Faktische Weltregierung läßt Piraten bis an Land verfolgen


Am Dienstag hat der UN-Sicherheitsrat die Beschneidung der nationalen Souveränität Somalias um zwölf Monate verlängert. Staaten und regionale Organisationen, die mit der somalischen Übergangsregierung zusammenarbeiten, dürfen "alle erforderlichen Mittel" einsetzen, um vor der Küste am Horn von Afrika Jagd auf Piraten zu machen, auch wenn sich diese im zu Somalia gehörenden Seegebiet befinden. Die mutmaßlichen Piraten dürfen sogar bis an Land verfolgt und ihre Boote, Schiffe, Waffen und ähnliche Ausrüstungsgegenstände beschlagnahmt werden.

Nach Angaben der International Maritime Organization (IMO) werden 438 Seeleute bzw. Passagiere und 20 Schiffe von Piraten festgehalten (Stand: 4. November 2010). Der Sicherheitsrat ermutigt die internationale Staatengemeinschaft, mit der somalischen Übergangsregierung im Kampf gegen Piraterie zusammenzuarbeiten, wobei angemerkt wird, daß die Instabilität Somalias einer von mehreren Gründen für das Piratenproblem ist und eine umfassende Antwort der internationalen Gemeinschaft erfordert.
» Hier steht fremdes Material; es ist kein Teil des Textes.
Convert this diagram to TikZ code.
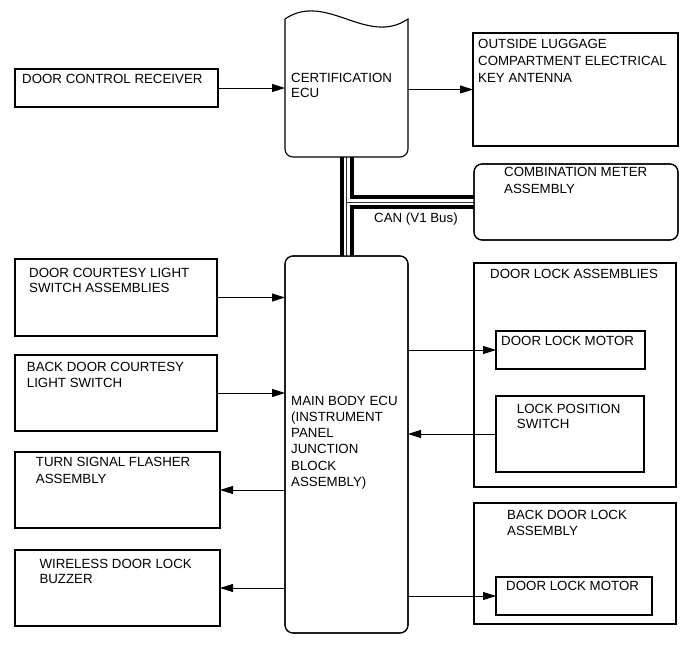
\documentclass[tikz,border=0pt]{standalone}
\usepackage{fontspec}
\setmainfont{Liberation Sans}
\usetikzlibrary{arrows.meta}
\newcommand{\ml}[2][16]{\vtop{\baselineskip=#1pt\halign{##\hfil\cr#2\crcr}}}
\begin{document}
\begin{tikzpicture}[x=1pt,y=-1pt,
  box/.style={draw, line width=1.1pt, outer sep=0pt, inner sep=0pt, anchor=north west},
  rbox/.style={box, rounded corners=8pt},
  ghost/.style={outer sep=0pt, inner sep=0pt, anchor=north west},
  txt/.style={anchor=base west, inner sep=0pt, font=\fontsize{13.3}{16}\selectfont},
  arr/.style={line width=0.9pt, -{Triangle[length=13pt,width=8pt]}},
  busout/.style={line width=14pt},
  busin/.style={line width=6pt, white},
  busmid/.style={line width=0.7pt, black!80}]
\useasboundingbox (0,0) rectangle (691,660);

% invisible anchors for the ECUs
\node[ghost, minimum width=123pt, minimum height=138pt] (cert) at (285,19) {};
\node[rbox, minimum width=123pt, minimum height=377pt] (main) at (285,256) {};
\node[rbox, minimum width=204pt, minimum height=76pt] (comb) at (474,164) {};

% CAN bus
\draw[busout] (cert.south) -- (main.north);
\draw[busout] (cert.south |- comb.west) -- (comb.west);
\draw[busin] (cert.south) -- (main.north);
\draw[busin] (cert.south |- comb.west) -- (comb.west);
\draw[busmid] (cert.south) -- (main.north);
\draw[busmid] (cert.south |- comb.west) -- (comb.west);

% certification ECU outline (wavy top) and borders over bus ends
\draw[line width=1.1pt] (cert.north west) .. controls +(41,-28) and +(-41,28) .. (cert.north east) [rounded corners=8pt] -- (cert.south east) -- (cert.south west) -- (cert.north west);
\node[rbox, minimum width=123pt, minimum height=377pt] at (285,256) {};
\node[rbox, minimum width=204pt, minimum height=76pt] at (474,164) {};

% boxes
\node[box, minimum width=203pt, minimum height=38pt] (dcr) at (15,69) {};
\node[box, minimum width=205pt, minimum height=113pt] (olk) at (473,33) {};
\node[box, minimum width=202pt, minimum height=77pt] (dcl) at (15,259) {};
\node[box, minimum width=202pt, minimum height=76pt] (bdc) at (15,355) {};
\node[box, minimum width=205pt, minimum height=76pt] (tsf) at (15,452) {};
\node[box, minimum width=205pt, minimum height=76pt] (wdl) at (15,550) {};
\node[box, minimum width=202pt, minimum height=224pt] (dla) at (474,263) {};
\node[box, minimum width=149pt, minimum height=38pt] (dlm1) at (496,331) {};
\node[box, minimum width=148pt, minimum height=76pt] (lps) at (496,396) {};
\node[box, minimum width=202pt, minimum height=121pt] (bdl) at (474,503) {};
\node[box, minimum width=156pt, minimum height=38pt] (dlm2) at (496,577) {};

% texts
\node[txt] (tdcr) at (22,84) {DOOR CONTROL RECEIVER};
\node[txt] (tcert) at (291,82.7) {\ml[15.3]{CERTIFICATION\cr ECU}};
\node[txt] (tolk) at (478,48.3) {\ml[17]{OUTSIDE LUGGAGE\cr COMPARTMENT ELECTRICAL\cr KEY ANTENNA}};
\node[txt] (tcomb) at (504,176.7) {\ml[17.3]{COMBINATION METER\cr ASSEMBLY}};
\node[txt] (tcan) at (374,222.7) {CAN (V1 Bus)};
\node[txt] (tdcl) at (29,277.3) {\ml[15]{DOOR COURTESY LIGHT\cr SWITCH ASSEMBLIES}};
\node[txt] (tbdc) at (26.7,371.7) {\ml[15.7]{BACK DOOR COURTESY\cr LIGHT SWITCH}};
\node[txt] (ttsf) at (35.7,466.7) {\ml[16.6]{TURN SIGNAL FLASHER\cr ASSEMBLY}};
\node[txt] (twdl) at (39.3,568.3) {\ml[15]{WIRELESS DOOR LOCK\cr BUZZER}};
\node[txt] (tmain) at (291,405) {\ml[16.3]{MAIN BODY ECU\cr (INSTRUMENT\cr PANEL\cr JUNCTION\cr BLOCK\cr ASSEMBLY)}};
\node[txt] (tdla) at (490,278.3) {DOOR LOCK ASSEMBLIES};
\node[txt] (tdlm1) at (501,345) {DOOR LOCK MOTOR};
\node[txt] (tlps) at (516.7,413.3) {\ml[15]{LOCK POSITION\cr SWITCH}};
\node[txt] (tbdl) at (507,519.3) {\ml[15.7]{BACK DOOR LOCK\cr ASSEMBLY}};
\node[txt] (tdlm2) at (506,590) {DOOR LOCK MOTOR};

% connectors
\draw[arr] (dcr.east) -- (dcr.east -| cert.west);
\draw[arr] (cert.east |- olk.west) -- (olk.west);
\draw[arr] (dcl.east) -- (dcl.east -| main.west);
\draw[arr] (bdc.east) -- (bdc.east -| main.west);
\draw[arr] (tsf.east -| main.west) -- (tsf.east);
\draw[arr] (wdl.east -| main.west) -- (wdl.east);
\draw[arr] (main.east |- dlm1.west) -- (dlm1.west);
\draw[arr] (lps.west) -- (lps.west -| main.east);
\draw[arr] (main.east |- dlm2.west) -- (dlm2.west);
\end{tikzpicture}
\end{document}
Mehr als ein Dutzend Länder ist dem Aufruf des Sicherheitsrats gefolgt und hat mindestens zeitweilig ein oder mehrere Kriegsschiffe ans Horn von Afrika entsandt. Im Laufe der Jahre hat sich der Bereich, in dem Piratenüberfälle stattfinden, ausgedehnt, ebenso wie das Einsatzgebiet der Kriegsschiffe. Das schließt große Teile des Indischen Ozeans, den Golf von Aden und die Arabische See ein.

Der Maßstab, unter welchen Umständen der Sicherheitsrat die nationale Souveränität beschneidet und unter welchen nicht, bleibt im dunkeln. Am Beispiel Somalia wird ein Exempel statuiert, dem weitere folgen dürften. Wobei der Schaden, der durch somalische Piraten entsteht, nur einen Bruchteil desjenigen Schadens ausmacht, den die Banken mit ihren Geschäftskonstrukten während der Finanz- und Wirtschaftskrise angerichtet haben und weiterhin anrichten dürfen. Wenn Seeräuber eine Gefahr für den Welthandel darstellen, gilt dies für die Finanzhaie allemal. Wo die Somalier Millionensummen erpressen, versenken Banker Milliarden. Die Banken gelten als systemrelevant und werden in ihrem Tun gefördert, die somalischen Piraten dagegen bilden einen Störfaktor im System und werden bekämpft.

Der gemeinsame Nenner von Ex- und Inklusion besteht in der jeweiligen Stärkung des Systems, genauer gesagt der davon profitierenden Interessen. Die materiellen Verluste der globalen Handelsschiffahrt durch somalische Piraten sind vernachlässigbar. Auch gehen die Überfälle in der Regel glimpflich für die Entführten aus, wenn die Piraten ihre Lösegeldforderung erhalten haben. Das enorme Militäraufgebot vor der Küste erfüllt offensichtlich einen anderen Zweck als solche Verluste zu vermeiden.

Am Horn von Afrika haben sich die Militärs zahlreicher Länder festgesetzt. Die EU unterhält eine eigene Mission (Atalanta), die NATO ist mit fünf Kriegsschiffen im Rahmen der Operation Ocean Shield vor Ort. Die USA wiederum sind nicht nur in der NATO präsent, sondern bilden die Führungsnation der Combined Maritime Forces, einer Kooperation von 25 Nationen, die sich ebenfalls an der Piratenbekämpfung beteiligen.

Von sehr viel größerer Bedeutung als das, was be-kämpft wird, ist das, für das ge-kämpft wird. Wenn es die somalischen Piraten nicht gäbe, hätten sie erfunden werden müssen, um einen Vorwand zu schaffen, in fernen Gewässern militärisch operieren zu können und - um mit Ex-Bundespräsident Köhler zu sprechen - Handelswege zu verteidigen. Ohne die Bedrohung des Seeverkehrs wäre ein solcher Flottenaufmarsch vor der Küste Somalia und in angrenzenden Seegebieten kaum durchsetzbar gewesen. Daß daran auch Kriegsschiffe von China, Rußland und Iran, also potentiellen Widersachern der westlichen Seestreitkräfte, beteiligt sind, läßt durchaus auf das gemeinsame Anliegen schließen, sich in der gegenwärtigen Phase des Umbruchs und der Neuordnung der geopolitischen Bedingungen, unter denen Nationalstaaten bislang agiert haben, vorteilhaft für zukünftige Verteilungskämpfe zu positionieren.